→ Instructions for the task:
From the records below, copy out exactly the lines from the one containing "The picture is" to the one containing "-7.38, -6.59, -8.41, -8.80]", both included. Add nothing else.

--- Start Task inputs ---

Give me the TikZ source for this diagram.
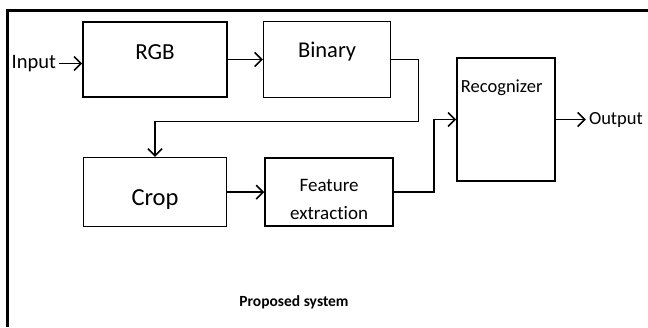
\documentclass[tikz,border=0pt]{standalone}
\usepackage{fontspec}
\setmainfont{Carlito}[Ligatures=NoCommon]
\usetikzlibrary{positioning,arrows.meta}

\begin{document}
\begin{tikzpicture}[x=1pt, y=1pt, box/.style = {draw, ultra thick, inner sep=0pt}, txt/.style = {inner sep=3pt}, >={Straight Barb[length=7pt,width=14pt]}]
        \useasboundingbox (0,0) rectangle (648,327);
        \draw[line width=3pt] (7,0) -- (7,316) -- (648,316);
        \node[box, minimum width=144pt, minimum height=75pt, text height=8pt, text depth=7pt, font=\fontsize{23}{27}\selectfont] (rgb) at (155,267.5) {RGB};
        \node[box, minimum width=127pt, minimum height=76pt, text height=5pt, text depth=9.6pt, font=\fontsize{22.5}{27}\selectfont] (binary) [right=35pt of rgb] {Binary};
        \node[box, minimum width=143pt, minimum height=69pt, text height=27pt, text depth=0pt, font=\fontsize{24.5}{29}\selectfont] (crop) [below=59pt of rgb] {Crop};
        \node[box, minimum width=128pt, minimum height=68pt, text height=10pt, text depth=11pt, font=\fontsize{19}{28}\selectfont] (feature) [right=37pt of crop] {\begin{tabular}[t]{@{}c@{}}Feature\\extraction\end{tabular}};
        \node[box, minimum width=98pt, minimum height=123pt] (recog) at (506,207.5) {};
        \node[txt, font=\fontsize{18.5}{22}\selectfont] (recogname) at ([xshift=45.5pt, yshift=-31pt]recog.north west) {Recognizer};
        \node[txt, font=\fontsize{20.5}{24}\selectfont] (input) [left=23pt of rgb, yshift=-4pt] {Input};
        \node[txt, font=\fontsize{18.5}{22}\selectfont] (output) [right=30pt of recog] {Output};
        \node[font=\bfseries\fontsize{15.5}{18}\selectfont] (caption) at (294,25) {Proposed system};
        \draw[->, ultra thick] (input) -- (input -| rgb.west);
        \draw[->, ultra thick] (rgb) -- (binary);
        \draw[->, ultra thick] (binary.east) -- ++(27pt,0) -- ++(0,-62pt) -| (crop.north);
        \draw[->, ultra thick] (crop) -- (feature);
        \draw[->, ultra thick] (feature.east) -- ++(40pt,0) |- (recog.west);
        \draw[->, ultra thick] (recog) -- (output);
    \end{tikzpicture}
\end{document}
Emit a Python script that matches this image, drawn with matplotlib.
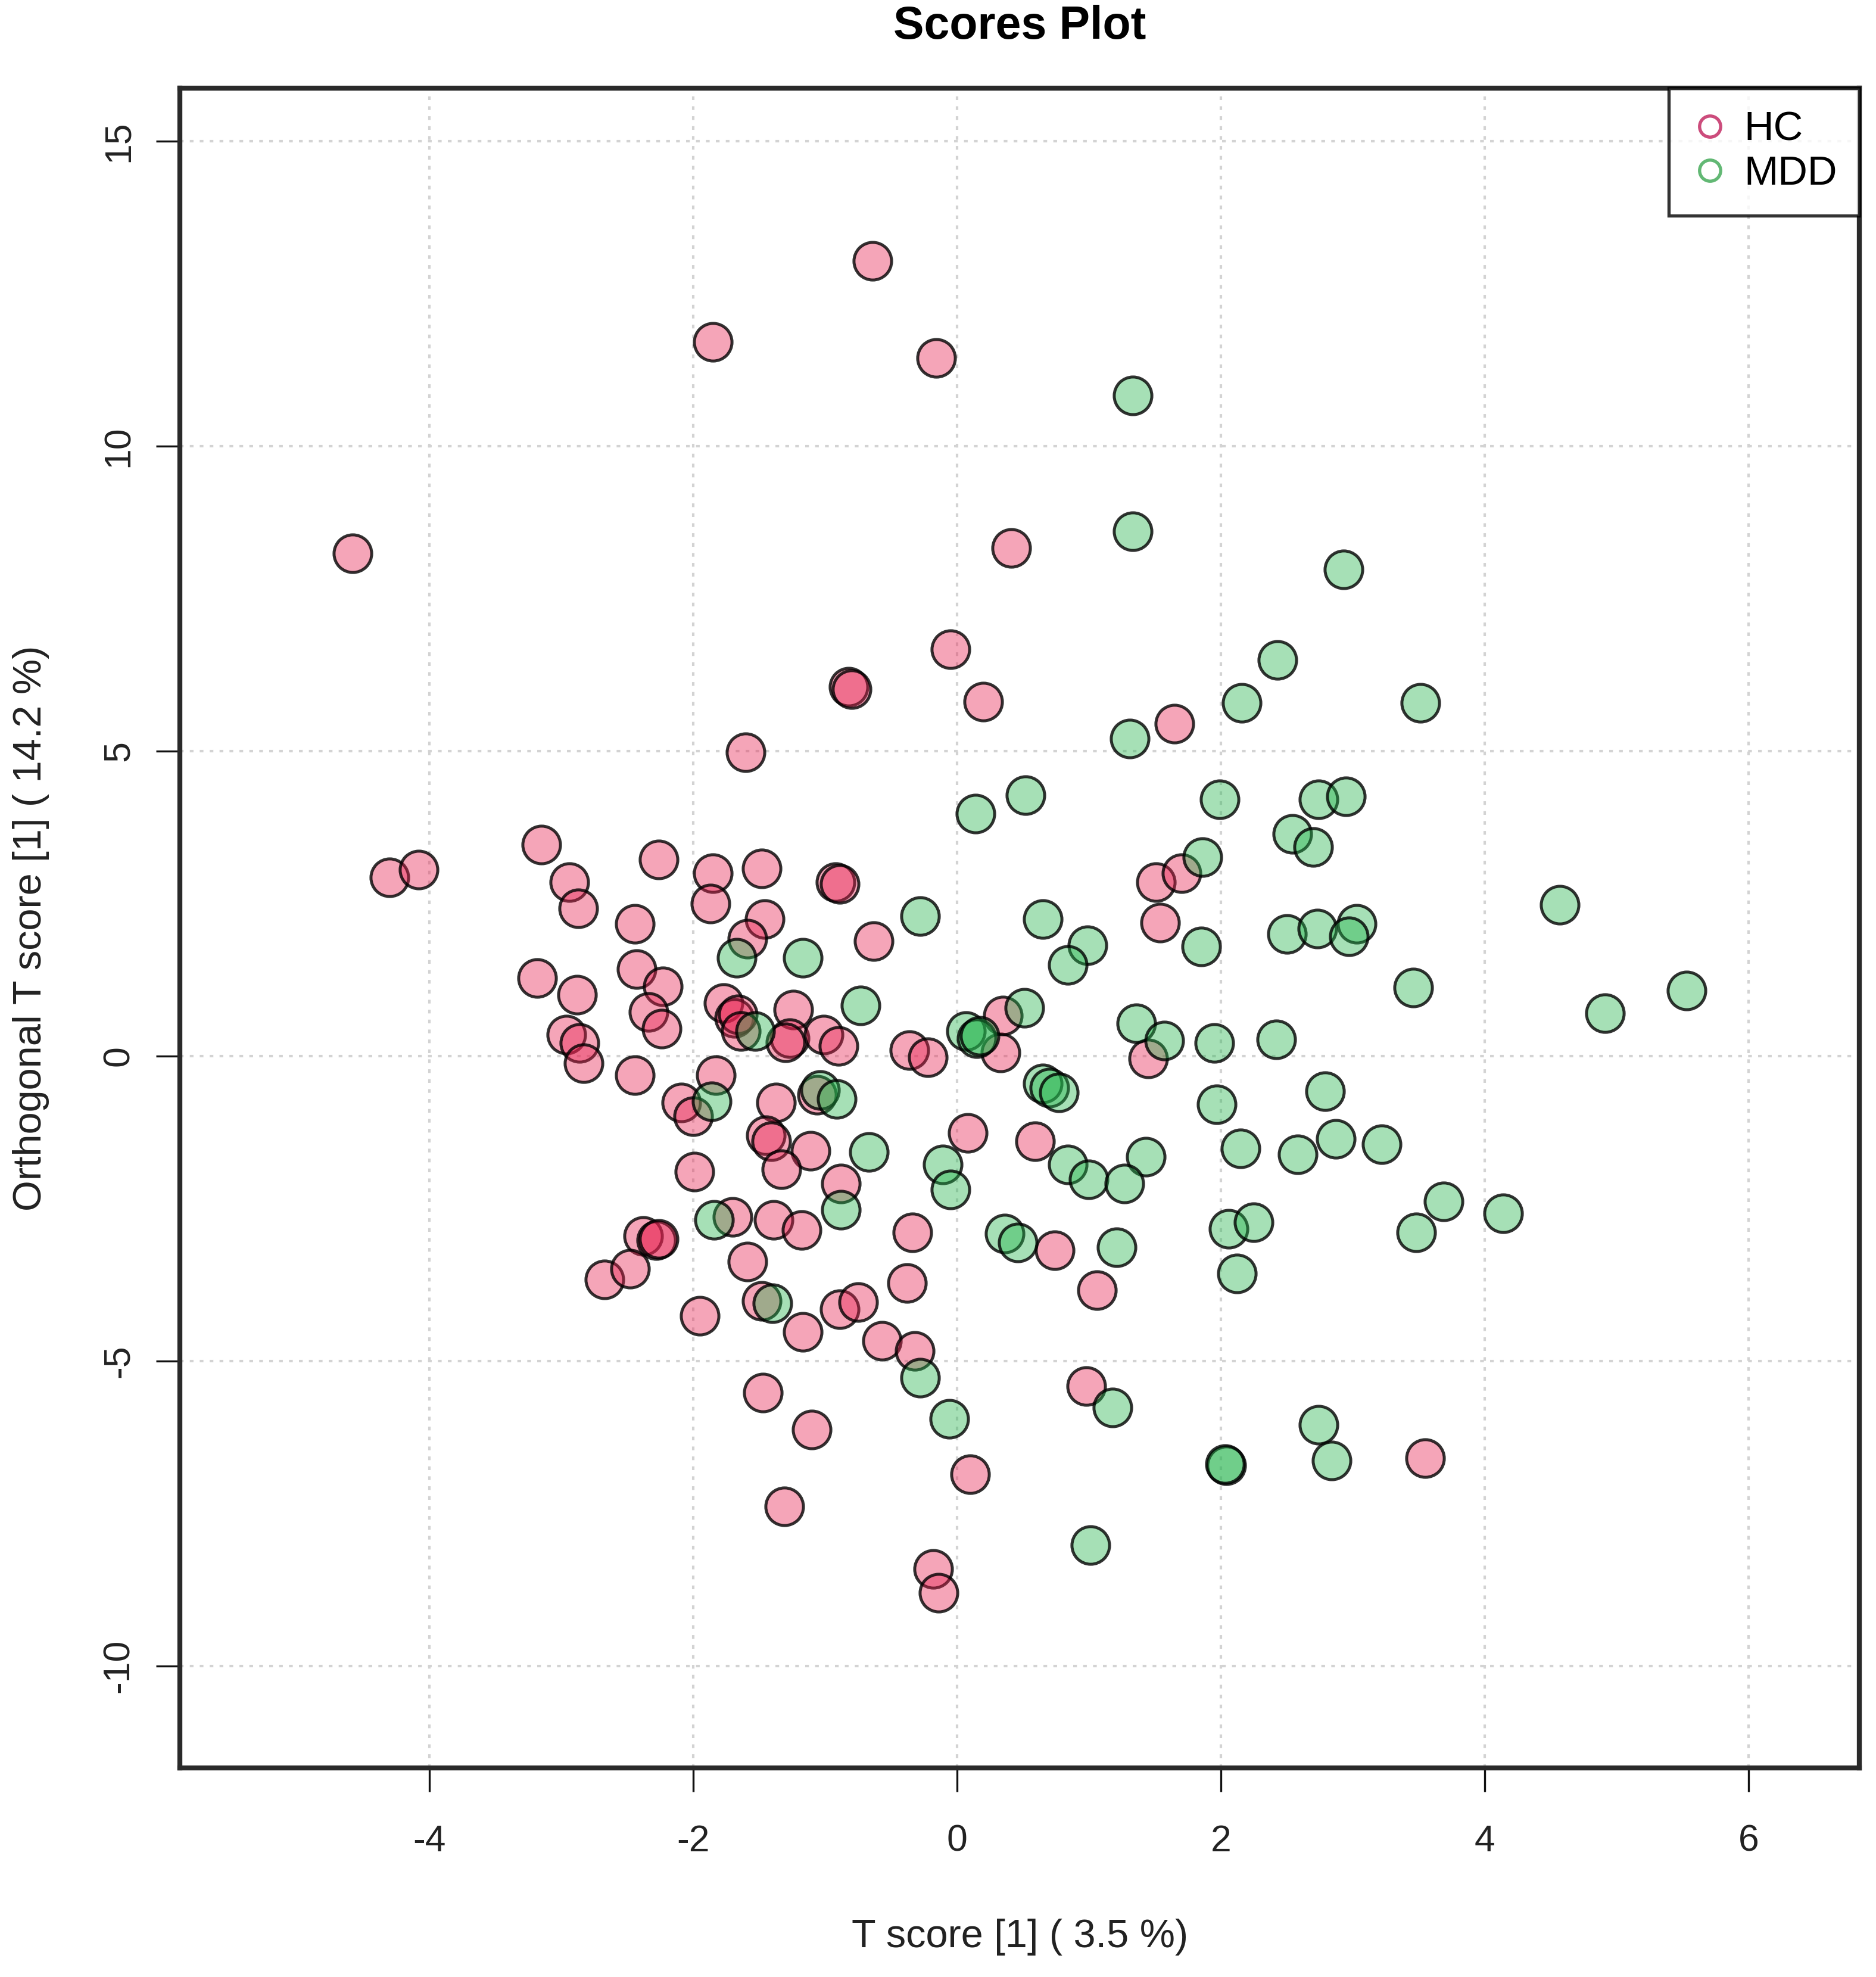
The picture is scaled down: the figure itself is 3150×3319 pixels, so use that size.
import matplotlib
matplotlib.use("Agg")
import matplotlib.pyplot as plt
from matplotlib.lines import Line2D

plt.rcParams['font.family'] = ['Liberation Sans', 'DejaVu Sans']
plt.rcParams['axes.unicode_minus'] = False

# scores
hc_x = [-0.64, -1.85, -0.16, -4.58, 0.41, -0.05, -0.82, -0.80, 0.20, 1.65,
        -1.60, -3.15, -4.30, -4.08, -2.26, -1.85, -1.48, -0.92, -0.89, -2.94,
        -2.87, -1.87, -1.46, -2.44, 1.51, 1.70, 1.54, -1.59, -0.63, -3.18,
        -2.43, -2.23, -2.88, -1.77, -2.34, -1.69, -1.66, -1.24, -1.64, -2.24,
        -2.96, -2.86, -2.83, -1.27, -1.30, -1.01, -0.90, -0.36, -0.22, 0.33,
        0.35, 1.45, -2.44, -1.83, -2.09, -2.00, -1.37, -1.06, -1.45, -1.41,
        -1.11, -1.33, 0.08, 0.59, -1.99, -0.88, -1.70, -1.39, -1.18, -0.34,
        -2.38, -2.28, -2.26, -1.59, 0.74, -2.67, -2.48, -0.38, 1.06, -1.48,
        -0.89, -0.75, -1.95, -1.17, -0.57, -0.32, -1.47, 0.98, -1.10, 0.10,
        -1.31, 3.55, -0.18, -0.14]
hc_y = [13.04, 11.71, 11.45, 8.24, 8.33, 6.67, 6.05, 6.02, 5.81, 5.45,
        4.98, 3.47, 2.93, 3.06, 3.22, 3.00, 3.08, 2.85, 2.82, 2.85,
        2.42, 2.50, 2.25, 2.17, 2.85, 3.00, 2.19, 1.92, 1.88, 1.28,
        1.43, 1.14, 1.01, 0.87, 0.72, 0.62, 0.68, 0.76, 0.41, 0.45,
        0.35, 0.21, -0.12, 0.29, 0.22, 0.35, 0.17, 0.10, -0.02, 0.06,
        0.66, -0.04, -0.31, -0.31, -0.76, -0.99, -0.76, -0.64, -1.30, -1.40,
        -1.55, -1.86, -1.26, -1.40, -1.90, -2.09, -2.64, -2.69, -2.85, -2.89,
        -2.95, -3.02, -3.00, -3.37, -3.18, -3.66, -3.49, -3.72, -3.84, -4.01,
        -4.15, -4.03, -4.26, -4.52, -4.67, -4.83, -5.52, -5.41, -6.12, -6.86,
        -7.38, -6.59, -8.41, -8.80]

mdd_x = [1.33, 1.33, 2.93, 2.43, 3.51, 2.16, 1.31, 0.52, 0.14, 1.99,
         2.74, 2.95, 2.54, 2.70, 1.86, 4.57, -0.28, 0.65, 2.50, 2.73,
         3.03, 2.97, 1.85, 0.99, 0.84, -1.67, -1.17, -0.73, 3.46, 5.53,
         4.91, 0.51, -1.53, 0.07, 0.15, 0.17, 1.36, 1.57, 1.95, 2.42,
         0.65, 0.70, 0.77, 1.97, 2.79, 2.87, 3.22, 2.15, 2.58, 1.43,
         0.84, 1.00, 1.27, -0.11, -0.05, -0.67, -1.04, -0.91, -1.86, -1.84,
         -0.88, 3.69, 4.14, 3.48, 2.06, 2.25, 0.36, 0.46, 1.21, 2.12,
         -1.40, -0.28, 1.18, -0.06, 2.74, 2.84, 2.04, 2.03, 1.01]
mdd_y = [10.83, 8.60, 7.98, 6.49, 5.79, 5.79, 5.21, 4.28, 3.97, 4.21,
         4.21, 4.26, 3.64, 3.43, 3.26, 2.48, 2.29, 2.25, 2.00, 2.09,
         2.17, 1.96, 1.80, 1.82, 1.49, 1.61, 1.61, 0.83, 1.12, 1.07,
         0.70, 0.79, 0.41, 0.41, 0.29, 0.33, 0.54, 0.25, 0.21, 0.27,
         -0.45, -0.52, -0.60, -0.79, -0.58, -1.36, -1.45, -1.51, -1.61, -1.65,
         -1.78, -2.02, -2.09, -1.78, -2.19, -1.57, -0.56, -0.70, -0.74, -2.69,
         -2.52, -2.38, -2.58, -2.89, -2.83, -2.73, -2.91, -3.06, -3.14, -3.57,
         -4.05, -5.27, -5.76, -5.95, -6.05, -6.63, -6.71, -6.69, -8.02]

groups = ['HC', 'MDD']
fill_colors = [(0.91, 0.12, 0.31, 0.40), (0.13, 0.70, 0.29, 0.40)]
legend_colors = ['#CC4C7C', '#62B874']

fig = plt.figure(figsize=(10.5, 3319 / 300), dpi=300)
ax = fig.add_axes([0.0959, 0.1058, 0.8953, 0.8496])

ax.scatter(hc_x, hc_y, s=230, c=[fill_colors[0]], edgecolors=(0, 0, 0, 0.8),
           linewidths=1.2, zorder=3)
ax.scatter(mdd_x, mdd_y, s=230, c=[fill_colors[1]], edgecolors=(0, 0, 0, 0.8),
           linewidths=1.2, zorder=3)

ax.set_xlim(-5.89, 6.84)
ax.set_ylim(-11.67, 15.87)
ax.set_xticks([-4, -2, 0, 2, 4, 6])
ax.set_yticks([-10, -5, 0, 5, 10, 15])
ax.grid(True, color='#D3D3D3', linestyle=(0, (1.5, 2.5)), linewidth=1.0, zorder=0)

for sp in ax.spines.values():
    sp.set_linewidth(2.0)
    sp.set_color('#2a2a2a')
ax.tick_params(direction='out', length=9.5, width=0.8, color='#111111',
               labelsize=15, labelcolor='#222222')
ax.tick_params(axis='x', pad=13)
ax.tick_params(axis='y', pad=8)
for lab in ax.get_yticklabels():
    lab.set_rotation(90)
    lab.set_va('center')

ax.set_xlabel('T score [1] ( 3.5 %)', fontsize=16, color='#222222', labelpad=24)
ax.set_ylabel('Orthogonal T score [1] ( 14.2 %)', fontsize=16, color='#222222',
              labelpad=21)
ax.set_title('Scores Plot', fontsize=18.5, fontweight='bold', pad=20)

handles = [Line2D([], [], linestyle='none', marker='o', markersize=8.5,
                  markerfacecolor='none', markeredgecolor=c, markeredgewidth=1.3)
           for c in legend_colors]
leg = ax.legend(handles, groups, loc='upper right', fontsize=16.5, frameon=True,
                fancybox=False, borderaxespad=0.0, handletextpad=0.38,
                handlelength=0.9, borderpad=0.55, labelspacing=0.15)
leg.get_frame().set_edgecolor('black')
leg.get_frame().set_linewidth(1.3)

fig.savefig('out.png', dpi=300, facecolor='white')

--- End Task inputs ---

→ Solution to this task:
The picture is scaled down: the figure itself is 3150×3319 pixels, so use that size.
import matplotlib
matplotlib.use("Agg")
import matplotlib.pyplot as plt
from matplotlib.lines import Line2D

plt.rcParams['font.family'] = ['Liberation Sans', 'DejaVu Sans']
plt.rcParams['axes.unicode_minus'] = False

# scores
hc_x = [-0.64, -1.85, -0.16, -4.58, 0.41, -0.05, -0.82, -0.80, 0.20, 1.65,
        -1.60, -3.15, -4.30, -4.08, -2.26, -1.85, -1.48, -0.92, -0.89, -2.94,
        -2.87, -1.87, -1.46, -2.44, 1.51, 1.70, 1.54, -1.59, -0.63, -3.18,
        -2.43, -2.23, -2.88, -1.77, -2.34, -1.69, -1.66, -1.24, -1.64, -2.24,
        -2.96, -2.86, -2.83, -1.27, -1.30, -1.01, -0.90, -0.36, -0.22, 0.33,
        0.35, 1.45, -2.44, -1.83, -2.09, -2.00, -1.37, -1.06, -1.45, -1.41,
        -1.11, -1.33, 0.08, 0.59, -1.99, -0.88, -1.70, -1.39, -1.18, -0.34,
        -2.38, -2.28, -2.26, -1.59, 0.74, -2.67, -2.48, -0.38, 1.06, -1.48,
        -0.89, -0.75, -1.95, -1.17, -0.57, -0.32, -1.47, 0.98, -1.10, 0.10,
        -1.31, 3.55, -0.18, -0.14]
hc_y = [13.04, 11.71, 11.45, 8.24, 8.33, 6.67, 6.05, 6.02, 5.81, 5.45,
        4.98, 3.47, 2.93, 3.06, 3.22, 3.00, 3.08, 2.85, 2.82, 2.85,
        2.42, 2.50, 2.25, 2.17, 2.85, 3.00, 2.19, 1.92, 1.88, 1.28,
        1.43, 1.14, 1.01, 0.87, 0.72, 0.62, 0.68, 0.76, 0.41, 0.45,
        0.35, 0.21, -0.12, 0.29, 0.22, 0.35, 0.17, 0.10, -0.02, 0.06,
        0.66, -0.04, -0.31, -0.31, -0.76, -0.99, -0.76, -0.64, -1.30, -1.40,
        -1.55, -1.86, -1.26, -1.40, -1.90, -2.09, -2.64, -2.69, -2.85, -2.89,
        -2.95, -3.02, -3.00, -3.37, -3.18, -3.66, -3.49, -3.72, -3.84, -4.01,
        -4.15, -4.03, -4.26, -4.52, -4.67, -4.83, -5.52, -5.41, -6.12, -6.86,
        -7.38, -6.59, -8.41, -8.80]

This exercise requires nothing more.